While the questions of immigration control, border security and demographic changes in the U.S. population are nothing new, neither is the tendency to politicize these questions without proposing any real, meaningful solutions. It has become evident, however, that border security is the first step in this process. If dirty bombs can be smuggled easily across our borders, none of us are safe – legal or illegal, the inhabitants of this great country are at risk.

April 20, 2006, 3:35 P.M.

Kickin' It Up a Notch: The arrogance of the Bush administration never ceases to amaze me. Just when I think they’ve reached the height of arrogance, they seem able to take it up another notch.

It is now evident from Scooter Libby’s testimony that Libby was told by Dick Cheney that President Bush had authorized the release of certain intelligence information intended to contradict and thereby undermine the assertions of Ambassador Joseph Wilson and his report on the alleged efforts of Saddam Hussein’s government to purchase yellowcake in Niger.

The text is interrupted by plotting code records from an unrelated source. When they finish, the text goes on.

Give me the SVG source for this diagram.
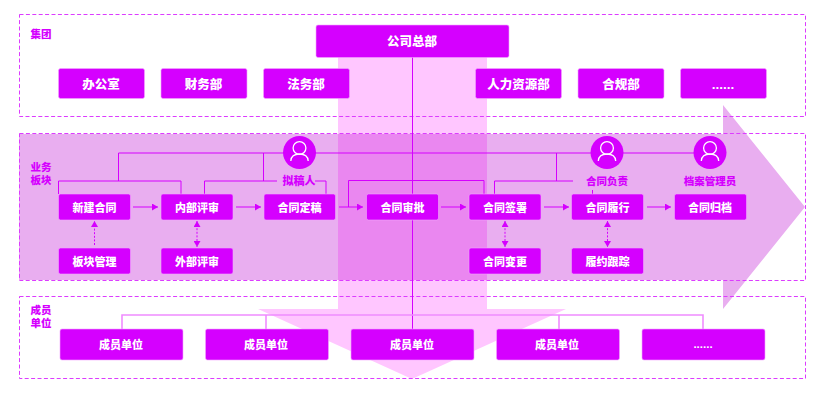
<svg xmlns="http://www.w3.org/2000/svg" width="826" height="403" viewBox="0 0 826 403">
<style>
text{font-family:"Noto Sans CJK SC","Noto Sans",sans-serif;font-weight:900;text-anchor:middle}
.b{fill:#d500ff;stroke:#f3a6ff;stroke-width:.6}
.t{fill:#fff;font-size:11px}
.d{fill:#fff;font-size:12.5px}
.l{fill:#d500ff;font-size:10.5px}
.z{fill:none;stroke:#dc3cff;stroke-width:1;stroke-dasharray:4 2.4}
.c{fill:none;stroke:#d500ff;stroke-width:1}
.m{fill:none;stroke:#f08cff;stroke-width:1.6}
.k{fill:none;stroke:#d500ff;stroke-width:1;stroke-dasharray:2 1.6}
.p{fill:none;stroke:#fff;stroke-width:1.3}
</style>
<defs>
<marker id="a" markerUnits="userSpaceOnUse" markerWidth="7" markerHeight="7" refX="6" refY="3.5" orient="auto-start-reverse"><path d="M0 0L6 3.5L0 7Z" fill="#d500ff"/></marker>
<g id="person"><circle cx="0" cy="-4.5" r="6.4" class="p"/><path d="M-8.7 8.5C-8.3 3-4.5 1.5 0 1.5S8.3 3 8.7 8.5" class="p"/></g>
</defs>
<g id="backdrop">
<path d="M19 134H723V105L805 207L723 309V280H19Z" fill="#e9aef0"/>
<path d="M338 57H487V309H566L412 379L258 309H338Z" fill="#ffc6ff"/>
<rect x="338" y="134" width="149" height="146" fill="#ea87f0"/>
</g>
<g id="zones">
<rect x="19.500" y="14.500" width="786" height="102" class="z"/>
<rect x="19.500" y="133.500" width="786" height="147" class="z"/>
<rect x="19.500" y="296.500" width="786" height="82" class="z"/>
<text x="41" y="38" class="l">集团</text>
<text class="l"><tspan x="41" y="171">业务</tspan><tspan x="41" y="184">板块</tspan></text>
<text class="l"><tspan x="41" y="314">成员</tspan><tspan x="41" y="327">单位</tspan></text>
</g>
<g id="connectors">
<path class="c" d="M412.500 57V329"/>
<path class="m" d="M122 329V315H703V329M266 315V329M559 315V329"/>
<path class="c" d="M118.500 153H694M118.500 153V181M58.500 194V181H181V194M263.500 153V181M204.500 194V181H277M315 181H326V194M348.500 207V180.500H484V194M494.500 194V181H573M556.500 153V181M592.500 190V194"/>
<path class="c" marker-end="url(#a)" d="M133 207H158"/>
<path class="c" marker-end="url(#a)" d="M236 207H261"/>
<path class="c" marker-end="url(#a)" d="M339 207H363"/>
<path class="c" marker-end="url(#a)" d="M441 207H466"/>
<path class="c" marker-end="url(#a)" d="M544 207H569"/>
<path class="c" marker-end="url(#a)" d="M647 207H671"/>
<path class="k" marker-end="url(#a)" d="M94.500 245V221"/>
<path class="k" marker-start="url(#a)" marker-end="url(#a)" d="M197 221V247"/>
<path class="k" marker-start="url(#a)" marker-end="url(#a)" d="M505 221V247"/>
<path class="k" marker-start="url(#a)" marker-end="url(#a)" d="M607.500 221V247"/>
</g>
<g id="hq"><rect class="b" x="316" y="25" width="193" height="32.500" rx="2"/><text x="412" y="46" class="d">公司总部</text></g>
<g id="d1"><rect class="b" x="58.500" y="68.500" width="86" height="30" rx="2"/><text x="101" y="89" class="d">办公室</text></g>
<g id="d2"><rect class="b" x="161" y="68.500" width="86" height="30" rx="2"/><text x="203.500" y="89" class="d">财务部</text></g>
<g id="d3"><rect class="b" x="263.500" y="68.500" width="86" height="30" rx="2"/><text x="306" y="89" class="d">法务部</text></g>
<g id="d4"><rect class="b" x="475.500" y="68.500" width="86" height="30" rx="2"/><text x="518.500" y="89" class="d">人力资源部</text></g>
<g id="d5"><rect class="b" x="578" y="68.500" width="86" height="30" rx="2"/><text x="621" y="89" class="d">合规部</text></g>
<g id="d6"><rect class="b" x="680.500" y="68.500" width="86" height="30" rx="2"/><text x="723" y="89" style="font-family:'Liberation Sans',sans-serif;font-size:13.500px" fill="#fff">......</text></g>
<g id="p1"><rect class="b" x="58.500" y="194" width="72" height="26" rx="2"/><text x="94.500" y="211.500" class="t">新建合同</text></g>
<g id="p2"><rect class="b" x="161" y="194" width="72" height="26" rx="2"/><text x="197" y="211.500" class="t">内部评审</text></g>
<g id="p3"><rect class="b" x="264" y="194" width="71.500" height="26" rx="2"/><text x="299.500" y="211.500" class="t">合同定稿</text></g>
<g id="p4"><rect class="b" x="366.500" y="194" width="72" height="26" rx="2"/><text x="402.500" y="211.500" class="t">合同审批</text></g>
<g id="p5"><rect class="b" x="469" y="194" width="72" height="26" rx="2"/><text x="505" y="211.500" class="t">合同签署</text></g>
<g id="p6"><rect class="b" x="571.500" y="194" width="72" height="26" rx="2"/><text x="607.500" y="211.500" class="t">合同履行</text></g>
<g id="p7"><rect class="b" x="674.500" y="194" width="72" height="26" rx="2"/><text x="710" y="211.500" class="t">合同归档</text></g>
<g id="s1"><rect class="b" x="58.500" y="248" width="72" height="26" rx="2"/><text x="94.500" y="265.500" class="t">板块管理</text></g>
<g id="s2"><rect class="b" x="161" y="248" width="72" height="26" rx="2"/><text x="197" y="265.500" class="t">外部评审</text></g>
<g id="s3"><rect class="b" x="469" y="248" width="72" height="26" rx="2"/><text x="505" y="265.500" class="t">合同变更</text></g>
<g id="s4"><rect class="b" x="571.500" y="248" width="72" height="26" rx="2"/><text x="607.500" y="265.500" class="t">履约跟踪</text></g>
<g id="r1"><circle cx="299.500" cy="152.500" r="16.500" fill="#d500ff"/><use href="#person" x="299.500" y="152.500"/><text x="299" y="185" class="l" style="font-size:11px">拟稿人</text></g>
<g id="r2"><circle cx="607" cy="152.500" r="16.500" fill="#d500ff"/><use href="#person" x="607" y="152.500"/><text x="607" y="185" class="l">合同负责</text></g>
<g id="r3"><circle cx="710" cy="152.500" r="16.500" fill="#d500ff"/><use href="#person" x="710" y="152.500"/><text x="710" y="185" class="l">档案管理员</text></g>
<g id="u1"><rect class="b" x="60" y="329" width="123" height="31" rx="2"/><text x="121" y="349" class="t">成员单位</text></g>
<g id="u2"><rect class="b" x="205.500" y="329" width="123" height="31" rx="2"/><text x="266" y="349" class="t">成员单位</text></g>
<g id="u3"><rect class="b" x="351" y="329" width="123" height="31" rx="2"/><text x="412" y="349" class="t">成员单位</text></g>
<g id="u4"><rect class="b" x="496.500" y="329" width="123" height="31" rx="2"/><text x="557" y="349" class="t">成员单位</text></g>
<g id="u5"><rect class="b" x="642" y="329" width="123" height="31" rx="2"/><text x="703" y="348" style="font-family:'Liberation Sans',sans-serif;font-size:11.500px" fill="#fff">......</text></g>
</svg>
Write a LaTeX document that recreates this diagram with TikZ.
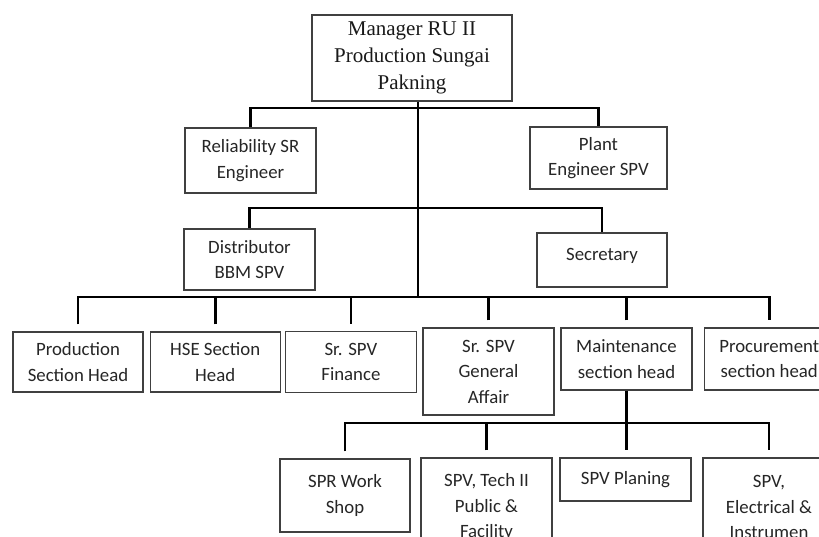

Josh Marshall at Talking Points Memo has had extensive and ongoing posts regarding the Niger forgeries, the Italian connection, and the use of those documents to substantiate Bush’s allegations regarding Iraqi nuclear weapons program used as one of the justifications for invading Iraq. It is abundantly clear that the documents used to substantiate the claims of Iraqi attempts to purchase yellowcake were forged, and that they held little credibility within the intelligence community. Bush’s authorization of the release of classified intelligence information was purely political, and it was aimed directly at discrediting Wilson. It is not a far leap to suspect that similar authorization was given for the release of Valerie Plame’s identity and her status as a covert CIA operative.

All of this information is viewed by the administration as "inconvenient." They therefore wish for us to move on and leave these sleeping dogs lie. The problem is that these actions lie at the very core of corruption and deceit which form the foundation of the current Republican administration. Regardless of the gravity of the individual activities, and the subsequent twisted legal, ethical and moral justifications, the government has outright lied at every turn regarding these situations. President Bush, in response to the allegations that Valerie Plame had been outed by someone in the Bush administration for political purposes, claimed that anyone involved in this leaking process would be fired. He later refined that claim to say that anyone involved in "illegal" leaks would be fired. His most recent assertions have been that no one needs to be fired because no one has been "convicted" in the ongoing scandal. It now appears that there are fingers pointed toward Bush on the issue of leaks of classified information and possibly even Plame’s identity.

The Bush response in both these leak cases and in the wiretapping situation has been to claim that the President has the inherent power and authority to "declassify" information, seemingly without consequence. It also seems that he has the inherent power to ignore the Constitution when it suits his political purposes and to at other times use it as a justification for other activities.

I guess I don’t really find these actions surprising anymore. What I really find surprising is that these people enjoy any popular support across this country and that they have not been removed from office.